**Goal of the exercise**
Reproduce the material below line by line, beginning with its first line and ending with the line that contains "import numpy as np"; leave out pictures.

**Data for this exercise**
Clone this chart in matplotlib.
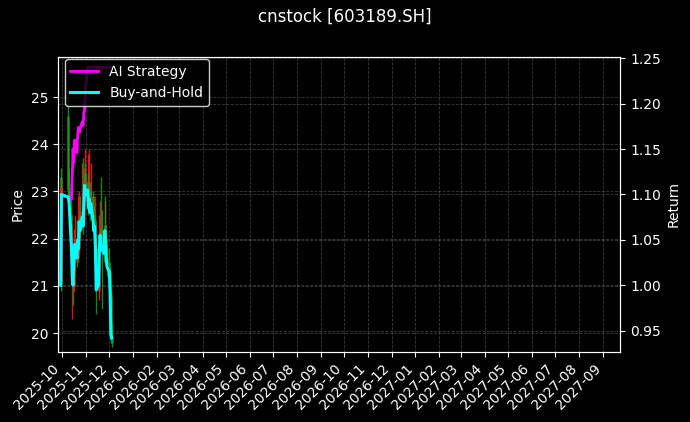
import matplotlib
matplotlib.use("Agg")
import matplotlib.pyplot as plt
import matplotlib.dates as mdates
import pandas as pd
import numpy as np

dates = pd.to_datetime([
    "2025-09-29", "2025-09-30", "2025-10-09", "2025-10-10", "2025-10-13", "2025-10-14",
    "2025-10-15", "2025-10-16", "2025-10-17", "2025-10-20", "2025-10-21", "2025-10-22",
    "2025-10-23", "2025-10-24", "2025-10-27", "2025-10-28", "2025-10-29", "2025-10-30",
    "2025-10-31", "2025-11-03", "2025-11-04", "2025-11-05", "2025-11-06", "2025-11-07",
    "2025-11-10", "2025-11-11", "2025-11-12", "2025-11-13", "2025-11-14", "2025-11-17",
    "2025-11-18", "2025-11-19", "2025-11-20", "2025-11-21", "2025-11-24", "2025-11-25",
    "2025-11-26", "2025-11-27", "2025-11-28", "2025-12-01", "2025-12-02", "2025-12-03",
    "2025-12-04",
])

opens = [23.3, 21.1, 24.6, 23.0, 22.5, 21.2, 21.3, 21.0, 21.5, 22.0, 21.6, 22.1,
         21.8, 22.5, 22.3, 22.6, 22.4, 22.9, 23.4, 23.1, 23.2, 22.8, 23.0, 22.7,
         22.9, 22.5, 22.2, 22.4, 21.8, 20.9, 21.0, 21.8, 22.2, 22.0, 21.8, 21.8,
         22.3, 22.0, 21.6, 21.4, 21.3, 20.8, 19.9]
highs = [23.5, 23.3, 25.0, 23.5, 23.1, 22.3, 21.8, 22.2, 22.5, 22.4, 22.9, 22.4,
         23.0, 22.9, 23.6, 23.7, 23.5, 23.9, 23.6, 23.8, 23.4, 23.9, 23.2, 23.6,
         23.0, 22.7, 22.9, 22.5, 21.9, 21.6, 22.5, 22.8, 23.3, 22.6, 22.2, 22.8,
         22.9, 22.3, 21.9, 21.8, 21.5, 21.0, 20.2]
lows = [20.9, 21.0, 22.9, 22.5, 21.7, 20.3, 20.6, 20.9, 21.3, 21.4, 21.5, 21.5,
        21.7, 22.0, 22.2, 22.1, 22.3, 22.8, 22.8, 22.9, 22.5, 22.7, 22.4, 22.6,
        22.3, 21.9, 22.0, 21.6, 20.4, 20.7, 20.9, 21.7, 21.8, 20.5, 21.5, 21.7,
        21.9, 21.4, 21.2, 21.1, 20.6, 19.8, 19.7]
closes = [21.00, 23.10, 23.04, 22.89, 21.84, 21.21, 21.00, 21.53, 21.95, 21.63, 22.05, 21.84,
          22.47, 22.26, 22.58, 22.37, 22.89, 23.31, 23.10, 23.21, 22.79, 23.00, 22.68, 22.89,
          22.47, 22.26, 22.37, 21.84, 20.90, 21.00, 21.84, 22.16, 21.95, 21.84, 21.74, 22.26,
          22.05, 21.63, 21.42, 21.32, 20.79, 19.85, 19.78]

ai_strategy = [1.000, 1.100, 1.097, 1.093, 1.095, 1.120, 1.150, 1.135, 1.160, 1.146, 1.165, 1.174,
               1.168, 1.172, 1.180, 1.176, 1.190, 1.193, 1.215, 1.240, 1.240, 1.240, 1.240, 1.240,
               1.240, 1.240, 1.240, 1.240, 1.240, 1.240, 1.240, 1.240, 1.240, 1.240, 1.240, 1.240,
               1.240, 1.240, 1.240, 1.240, 1.240, 1.240, 1.240]
buy_hold = [1.000, 1.100, 1.097, 1.090, 1.040, 1.010, 1.000, 1.025, 1.045, 1.030, 1.050, 1.040,
            1.070, 1.060, 1.075, 1.065, 1.090, 1.110, 1.100, 1.105, 1.085, 1.095, 1.080, 1.090,
            1.070, 1.060, 1.065, 1.040, 0.995, 1.000, 1.040, 1.055, 1.045, 1.040, 1.035, 1.060,
            1.050, 1.030, 1.020, 1.015, 0.990, 0.945, 0.942]

title = "cnstock [603189.SH]"

plt.rcParams['font.family'] = ['DejaVu Sans']
fig = plt.figure(figsize=(6.9, 4.22), dpi=100, facecolor='black')
ax1 = fig.add_axes([0.084, 0.166, 0.815, 0.699])
ax1.set_facecolor('black')

o = np.array(opens); c = np.array(closes)
up = c >= o
colors = np.where(up, '#ff1a1a', '#1e9a1e')
ax1.vlines(dates, lows, highs, colors=colors, linewidth=1.0, alpha=0.85, zorder=2)
ax1.vlines(dates, np.minimum(o, c), np.maximum(o, c), colors=colors, linewidth=1.8, alpha=0.85, zorder=2)

ax2 = ax1.twinx()
ax2.plot(dates, ai_strategy, color='magenta', linewidth=2, label='AI Strategy', zorder=3)
ax2.plot(dates, buy_hold, color='cyan', linewidth=2.2, label='Buy-and-Hold', zorder=3)

ax1.set_xlim(pd.Timestamp("2025-09-25 12:00"), pd.Timestamp("2027-09-23"))
ax1.set_ylim(19.6, 25.85)
ax2.set_ylim(0.9265, 1.2515)

ax1.xaxis.set_major_locator(mdates.MonthLocator())
ax1.xaxis.set_major_formatter(mdates.DateFormatter('%Y-%m'))
for lab in ax1.get_xticklabels():
    lab.set_rotation(45)
    lab.set_ha('right')
    lab.set_rotation_mode('default')

for ax in (ax1, ax2):
    ax.tick_params(colors='white', labelsize=10)
    for sp in ax.spines.values():
        sp.set_color('white')
    ax.grid(True, linestyle='--', linewidth=0.6, color='gray', alpha=0.45)

ax1.set_ylabel('Price', color='white', fontsize=10)
ax2.set_ylabel('Return', color='white', fontsize=10)
ax1.set_yticks([20, 21, 22, 23, 24, 25])

leg = ax2.legend(loc='upper left', bbox_to_anchor=(0.0, 1.015), facecolor='black',
                 edgecolor='white', framealpha=0.8, fontsize=10)
for t in leg.get_texts():
    t.set_color('white')

fig.suptitle(title, color='white', fontsize=12, y=0.982)
fig.savefig('out.png', dpi=100, facecolor='black')
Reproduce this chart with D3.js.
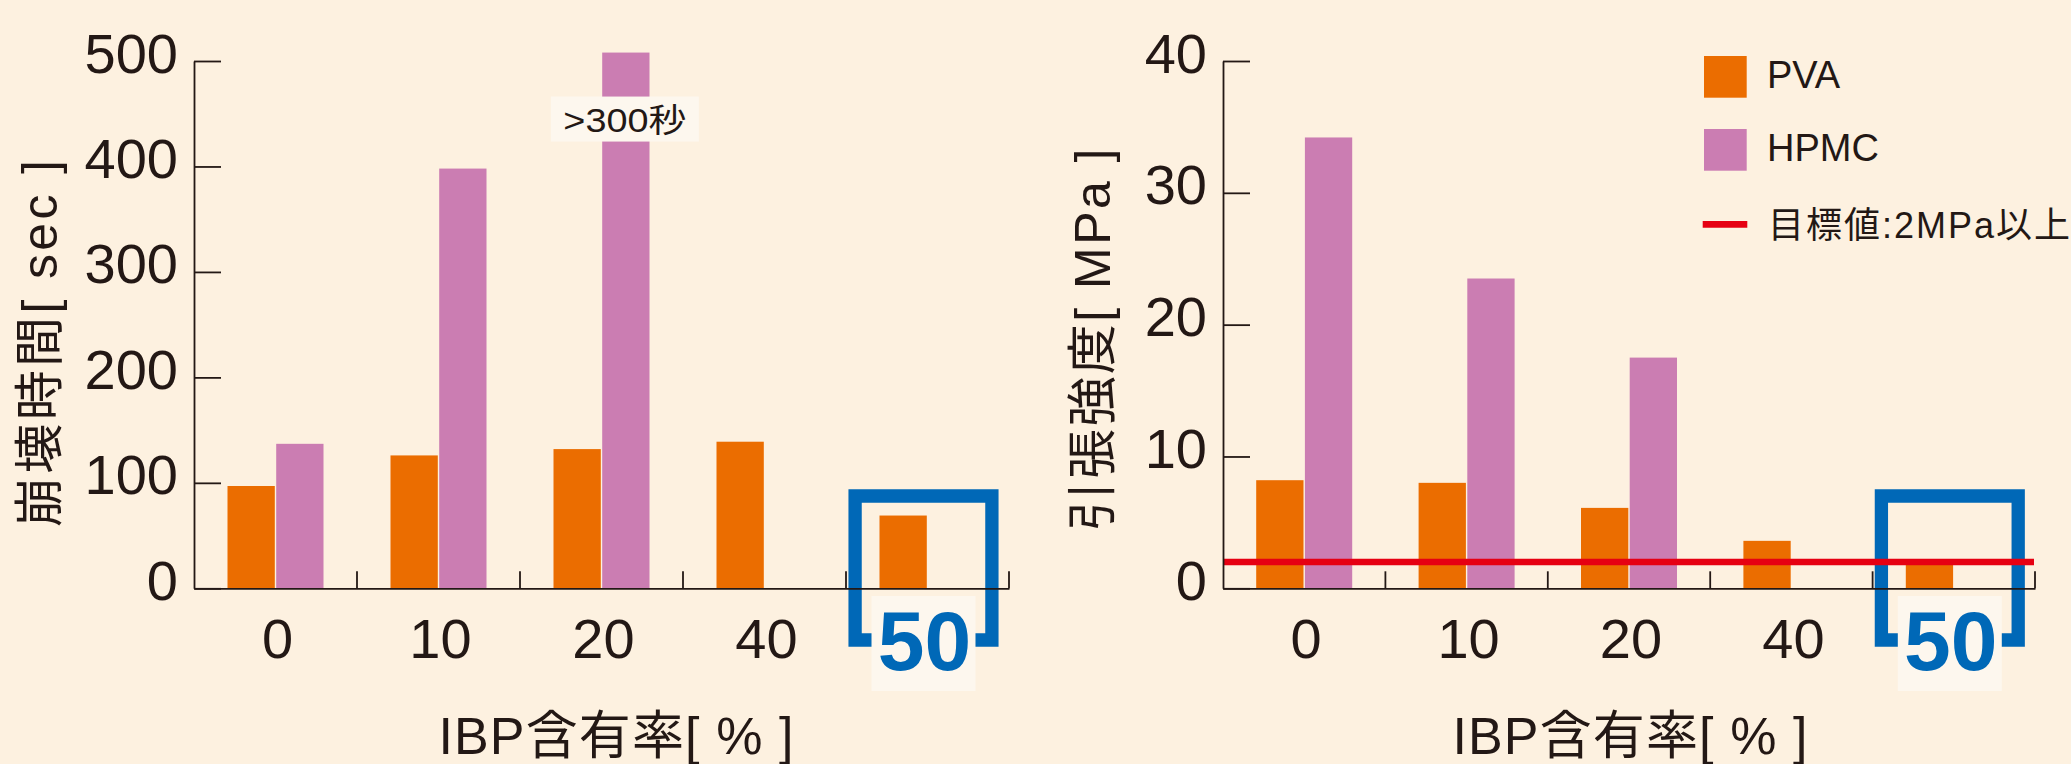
<!DOCTYPE html>
<html>
<head>
<meta charset="utf-8">
<script src="https://cdn.jsdelivr.net/npm/d3@7"></script>
<style>
  html, body { margin: 0; padding: 0; background: #fdf1e0; }
  svg { display: block; }
  text { font-family: "Liberation Sans", "Noto Sans CJK JP", sans-serif; fill: #231815; }
</style>
</head>
<body>
<svg id="chart" width="2071" height="764"></svg>
<script>
// IBP content (%) groups shared by both panels
const categories = ["0", "10", "20", "40", "50"];
const seriesNames = ["PVA", "HPMC"];

// Disintegration time [sec]
const disintegrationPVA  = [97, 126, 132, 139, 69];
const disintegrationHPMC = [137, 398, 508, null, null];
const disintegrationTicks = [0, 100, 200, 300, 400, 500];

// Tensile strength [MPa]
const tensilePVA  = [8.2, 8.0, 6.1, 3.6, 2.0];
const tensileHPMC = [34.2, 23.5, 17.5, null, null];
const tensileTicks = [0, 10, 20, 30, 40];
const targetTensile = 2;

// Text
const highlightCategory = "50";
const overflowCategory = "20";
const overflowNote = ">300秒";
const xTitle = "IBP含有率[ % ]";
const yTitleLeft = "崩壊時間[ sec ]";
const yTitleRight = "引張強度[ MPa ]";
const targetLabel = "目標値:2MPa以上";

const C = {
  pva: "#eb6d00", hpmc: "#cb7db2", ink: "#231815",
  blue: "#0068b7", red: "#e60012", box: "#fdf7ee"
};

const svg = d3.select("#chart");
const Y0 = 588.3, YTOP = 61;
const BAR_W = 47.3, GAP = 1.4;

function drawPanel(o) {
  const g = svg.append("g");
  const x = d3.scaleBand().domain(categories).range(o.xRange);
  const y = d3.scaleLinear().domain(o.yDomain).range([Y0, YTOP]);
  const cx = c => x(c) + x.bandwidth() / 2;
  const axisX = o.xRange[0];

  // highlighted group: bracket and label plate
  const hc = cx(highlightCategory) - 4;
  g.append("rect")
    .attr("x", hc - 52).attr("y", 596).attr("width", 104).attr("height", 95)
    .attr("fill", C.box);
  g.append("path")
    .attr("d", `M${hc - 52},640H${hc - 68.4}V496H${hc + 68.4}V640H${hc + 52}`)
    .attr("fill", "none").attr("stroke", C.blue)
    .attr("stroke-width", 13.3).attr("stroke-linejoin", "miter");

  // bars
  const pvaData = categories.map((c, i) => ({ c, v: o.pva[i] })).filter(d => d.v != null);
  const hpmcData = categories.map((c, i) => ({ c, v: o.hpmc[i] })).filter(d => d.v != null);
  g.append("g").selectAll("rect").data(pvaData).join("rect")
    .attr("x", d => cx(d.c) - GAP / 2 - BAR_W)
    .attr("y", d => y(d.v))
    .attr("width", BAR_W)
    .attr("height", d => y(0) - y(d.v))
    .attr("fill", C.pva);
  g.append("g").selectAll("rect").data(hpmcData).join("rect")
    .attr("x", d => cx(d.c) + GAP / 2)
    .attr("y", d => y(d.v))
    .attr("width", BAR_W)
    .attr("height", d => y(0) - y(d.v))
    .attr("fill", C.hpmc);

  // note plate over the bar that runs past the axis
  if (o.note) {
    const i = categories.indexOf(o.note.category);
    const bx = cx(o.note.category) + GAP / 2 + BAR_W / 2 - 1;
    const top = y(o.hpmc[i]) + 44;
    g.append("rect")
      .attr("x", bx - 74).attr("y", top).attr("width", 148).attr("height", 45)
      .attr("fill", C.box);
    g.append("text")
      .attr("x", bx).attr("y", top + 35)
      .attr("text-anchor", "middle")
      .attr("font-size", 33)
      .attr("textLength", 123).attr("lengthAdjust", "spacingAndGlyphs")
      .text(o.note.text);
  }

  // target line
  if (o.target != null) {
    g.append("line")
      .attr("x1", axisX).attr("x2", o.xRange[1] - 1)
      .attr("y1", y(o.target)).attr("y2", y(o.target))
      .attr("stroke", C.red).attr("stroke-width", 6.5);
  }

  // y axis, ticks pointing inward
  const yAxis = d3.axisLeft(y).tickValues(o.ticks)
    .tickSize(-27).tickSizeOuter(0).tickPadding(16);
  g.append("g")
    .attr("transform", `translate(${axisX},0)`)
    .call(yAxis)
    .attr("font-size", null).attr("font-family", null)
    .style("color", C.ink)
    .call(s => s.selectAll("path,line").attr("stroke-width", 1.8))
    .call(s => s.selectAll("text").attr("dy", 11).attr("font-size", 56));

  // x axis with category labels
  const xAxis = d3.axisBottom(x).tickSize(0).tickSizeOuter(0);
  const xg = g.append("g")
    .attr("transform", `translate(0,${Y0})`)
    .call(xAxis)
    .attr("font-size", null).attr("font-family", null)
    .style("color", C.ink);
  xg.select(".domain").attr("stroke-width", 1.8);
  xg.selectAll(".tick text")
    .attr("x", 2).attr("y", 69.4).attr("dy", 0).attr("font-size", 56);
  xg.selectAll(".tick").filter(d => d === highlightCategory).select("text")
    .attr("x", -3).attr("y", 82)
    .attr("font-size", 84).attr("font-weight", "bold")
    .style("fill", C.blue);

  // separators between groups
  g.append("g").selectAll("line").data(categories).join("line")
    .attr("x1", d => x(d) + x.bandwidth()).attr("x2", d => x(d) + x.bandwidth())
    .attr("y1", Y0).attr("y2", Y0 - 17)
    .attr("stroke", C.ink).attr("stroke-width", 1.8);

  // titles
  g.append("text")
    .attr("x", o.xTitleX).attr("y", 753.5)
    .attr("text-anchor", "middle")
    .attr("font-size", 52)
    .attr("textLength", 355).attr("lengthAdjust", "spacing")
    .text(xTitle);
  g.append("text")
    .attr("transform", `translate(${o.yTitle.x},${o.yTitle.y}) rotate(-90)`)
    .attr("text-anchor", "middle")
    .attr("font-size", 50)
    .attr("textLength", o.yTitle.len).attr("lengthAdjust", "spacing")
    .text(o.yTitle.text);
}

drawPanel({
  xRange: [194, 1009],
  yDomain: [0, 500],
  ticks: disintegrationTicks,
  pva: disintegrationPVA,
  hpmc: disintegrationHPMC,
  note: { category: overflowCategory, text: overflowNote },
  xTitleX: 616,
  yTitle: { x: 57, y: 343.5, len: 367, text: yTitleLeft }
});

drawPanel({
  xRange: [1223, 2035],
  yDomain: [0, 40],
  ticks: tensileTicks,
  pva: tensilePVA,
  hpmc: tensileHPMC,
  target: targetTensile,
  xTitleX: 1630,
  yTitle: { x: 1110, y: 340, len: 383, text: yTitleRight }
});

// legend
const legend = svg.append("g").attr("transform", "translate(1704,0)");
const swatchColors = [C.pva, C.hpmc];
seriesNames.forEach((name, i) => {
  const top = 56 + i * 73;
  legend.append("rect")
    .attr("x", 0).attr("y", top).attr("width", 42.7).attr("height", 41.7)
    .attr("fill", swatchColors[i]);
  legend.append("text")
    .attr("x", 63).attr("y", top + 32.3)
    .attr("font-size", 38)
    .text(name);
});
legend.append("line")
  .attr("x1", -1.3).attr("x2", 43.3).attr("y1", 224.3).attr("y2", 224.3)
  .attr("stroke", C.red).attr("stroke-width", 6.7);
legend.append("text")
  .attr("x", 64).attr("y", 238)
  .attr("font-size", 36)
  .attr("textLength", 302).attr("lengthAdjust", "spacing")
  .text(targetLabel);
</script>
</body>
</html>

**Solved exercise**
Clone this chart in matplotlib.
import matplotlib
matplotlib.use("Agg")
import matplotlib.pyplot as plt
import matplotlib.dates as mdates
import pandas as pd
import numpy as np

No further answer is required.